MATERIAL PROVIDED:
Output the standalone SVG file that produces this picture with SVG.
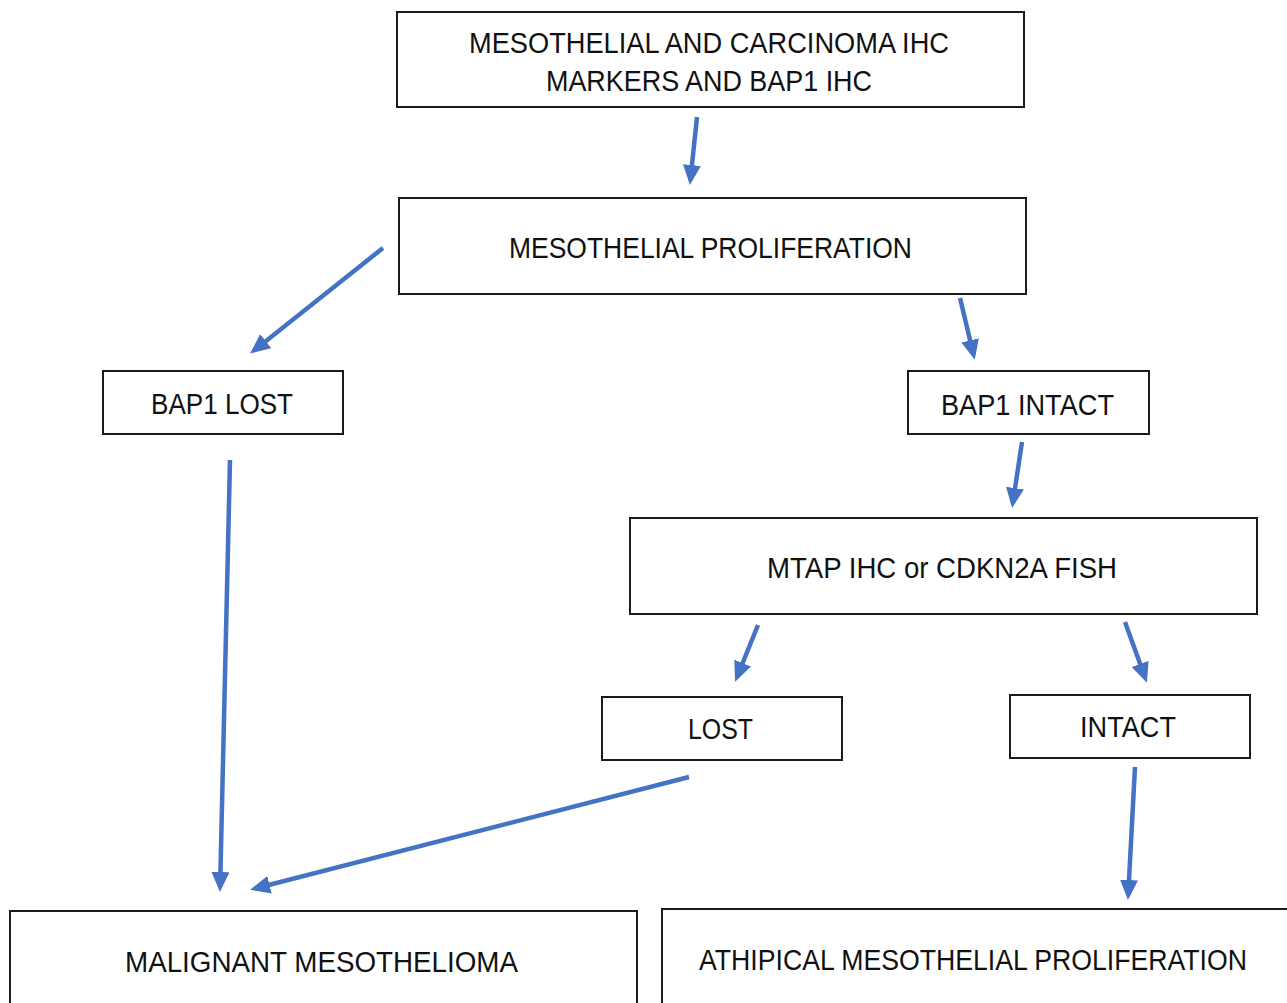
<svg xmlns="http://www.w3.org/2000/svg" width="1287" height="1003" viewBox="0 0 1287 1003">
<defs>
<style>
.box{fill:#fff;stroke:#1a1a1a;stroke-width:2}
.t{font-family:"Liberation Sans",Arial,sans-serif;font-size:30px;fill:#111;text-anchor:middle}
.c{fill:none;stroke:#4472C4;stroke-width:4.5;marker-end:url(#ah)}
</style>
<marker id="ah" markerUnits="userSpaceOnUse" markerWidth="22" markerHeight="20" refX="15" refY="9" orient="auto">
<path d="M0,0 L20,9 L0,18 z" fill="#4472C4"/>
</marker>
</defs>
<rect width="1287" height="1003" fill="#fff"/>
<g id="connectors">
<path class="c" d="M697,117 L690.4,180"/>
<path class="c" d="M383,248 L254,350.5"/>
<path class="c" d="M960,298 L973.6,355"/>
<path class="c" d="M1022,442 L1012.8,503"/>
<path class="c" d="M758,625 L737,677"/>
<path class="c" d="M1125,622 L1145.2,678"/>
<path class="c" d="M230,460 L220.1,887"/>
<path class="c" d="M689,777 L255,888.5"/>
<path class="c" d="M1135,767 L1128.2,895"/>
</g>
<g id="n1">
<rect class="box" x="397" y="12" width="627" height="95"/>
<text class="t" x="709" y="53" textLength="480" lengthAdjust="spacingAndGlyphs">MESOTHELIAL AND CARCINOMA IHC</text>
<text class="t" x="709" y="91" textLength="326" lengthAdjust="spacingAndGlyphs">MARKERS AND BAP1 IHC</text>
</g>
<g id="n2">
<rect class="box" x="399" y="198" width="627" height="96"/>
<text class="t" x="710.5" y="258" textLength="403" lengthAdjust="spacingAndGlyphs">MESOTHELIAL PROLIFERATION</text>
</g>
<g id="n3">
<rect class="box" x="103" y="371" width="240" height="63"/>
<text class="t" x="222" y="414" textLength="142" lengthAdjust="spacingAndGlyphs">BAP1 LOST</text>
</g>
<g id="n4">
<rect class="box" x="908" y="371" width="241" height="63"/>
<text class="t" x="1027.5" y="415" textLength="173" lengthAdjust="spacingAndGlyphs">BAP1 INTACT</text>
</g>
<g id="n5">
<rect class="box" x="630" y="518" width="627" height="96"/>
<text class="t" x="942" y="578" textLength="350" lengthAdjust="spacingAndGlyphs">MTAP IHC or CDKN2A FISH</text>
</g>
<g id="n6">
<rect class="box" x="602" y="697" width="240" height="63"/>
<text class="t" x="720.5" y="739" textLength="65" lengthAdjust="spacingAndGlyphs">LOST</text>
</g>
<g id="n7">
<rect class="box" x="1010" y="695" width="240" height="63"/>
<text class="t" x="1128" y="737" textLength="96" lengthAdjust="spacingAndGlyphs">INTACT</text>
</g>
<g id="n8">
<rect class="box" x="10" y="911" width="627" height="100"/>
<text class="t" x="321.5" y="972" textLength="393" lengthAdjust="spacingAndGlyphs">MALIGNANT MESOTHELIOMA</text>
</g>
<g id="n9">
<rect class="box" x="662" y="909" width="635" height="100"/>
<text class="t" x="973" y="970" textLength="548" lengthAdjust="spacingAndGlyphs">ATHIPICAL MESOTHELIAL PROLIFERATION</text>
</g>
</svg>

WRITTEN PROBLEM: Write out the whole listing again, exactly, with no pictures.

THE REPLY:
Output the standalone SVG file that produces this picture with SVG.
<svg xmlns="http://www.w3.org/2000/svg" width="1287" height="1003" viewBox="0 0 1287 1003">
<defs>
<style>
.box{fill:#fff;stroke:#1a1a1a;stroke-width:2}
.t{font-family:"Liberation Sans",Arial,sans-serif;font-size:30px;fill:#111;text-anchor:middle}
.c{fill:none;stroke:#4472C4;stroke-width:4.5;marker-end:url(#ah)}
</style>
<marker id="ah" markerUnits="userSpaceOnUse" markerWidth="22" markerHeight="20" refX="15" refY="9" orient="auto">
<path d="M0,0 L20,9 L0,18 z" fill="#4472C4"/>
</marker>
</defs>
<rect width="1287" height="1003" fill="#fff"/>
<g id="connectors">
<path class="c" d="M697,117 L690.4,180"/>
<path class="c" d="M383,248 L254,350.5"/>
<path class="c" d="M960,298 L973.6,355"/>
<path class="c" d="M1022,442 L1012.8,503"/>
<path class="c" d="M758,625 L737,677"/>
<path class="c" d="M1125,622 L1145.2,678"/>
<path class="c" d="M230,460 L220.1,887"/>
<path class="c" d="M689,777 L255,888.5"/>
<path class="c" d="M1135,767 L1128.2,895"/>
</g>
<g id="n1">
<rect class="box" x="397" y="12" width="627" height="95"/>
<text class="t" x="709" y="53" textLength="480" lengthAdjust="spacingAndGlyphs">MESOTHELIAL AND CARCINOMA IHC</text>
<text class="t" x="709" y="91" textLength="326" lengthAdjust="spacingAndGlyphs">MARKERS AND BAP1 IHC</text>
</g>
<g id="n2">
<rect class="box" x="399" y="198" width="627" height="96"/>
<text class="t" x="710.5" y="258" textLength="403" lengthAdjust="spacingAndGlyphs">MESOTHELIAL PROLIFERATION</text>
</g>
<g id="n3">
<rect class="box" x="103" y="371" width="240" height="63"/>
<text class="t" x="222" y="414" textLength="142" lengthAdjust="spacingAndGlyphs">BAP1 LOST</text>
</g>
<g id="n4">
<rect class="box" x="908" y="371" width="241" height="63"/>
<text class="t" x="1027.5" y="415" textLength="173" lengthAdjust="spacingAndGlyphs">BAP1 INTACT</text>
</g>
<g id="n5">
<rect class="box" x="630" y="518" width="627" height="96"/>
<text class="t" x="942" y="578" textLength="350" lengthAdjust="spacingAndGlyphs">MTAP IHC or CDKN2A FISH</text>
</g>
<g id="n6">
<rect class="box" x="602" y="697" width="240" height="63"/>
<text class="t" x="720.5" y="739" textLength="65" lengthAdjust="spacingAndGlyphs">LOST</text>
</g>
<g id="n7">
<rect class="box" x="1010" y="695" width="240" height="63"/>
<text class="t" x="1128" y="737" textLength="96" lengthAdjust="spacingAndGlyphs">INTACT</text>
</g>
<g id="n8">
<rect class="box" x="10" y="911" width="627" height="100"/>
<text class="t" x="321.5" y="972" textLength="393" lengthAdjust="spacingAndGlyphs">MALIGNANT MESOTHELIOMA</text>
</g>
<g id="n9">
<rect class="box" x="662" y="909" width="635" height="100"/>
<text class="t" x="973" y="970" textLength="548" lengthAdjust="spacingAndGlyphs">ATHIPICAL MESOTHELIAL PROLIFERATION</text>
</g>
</svg>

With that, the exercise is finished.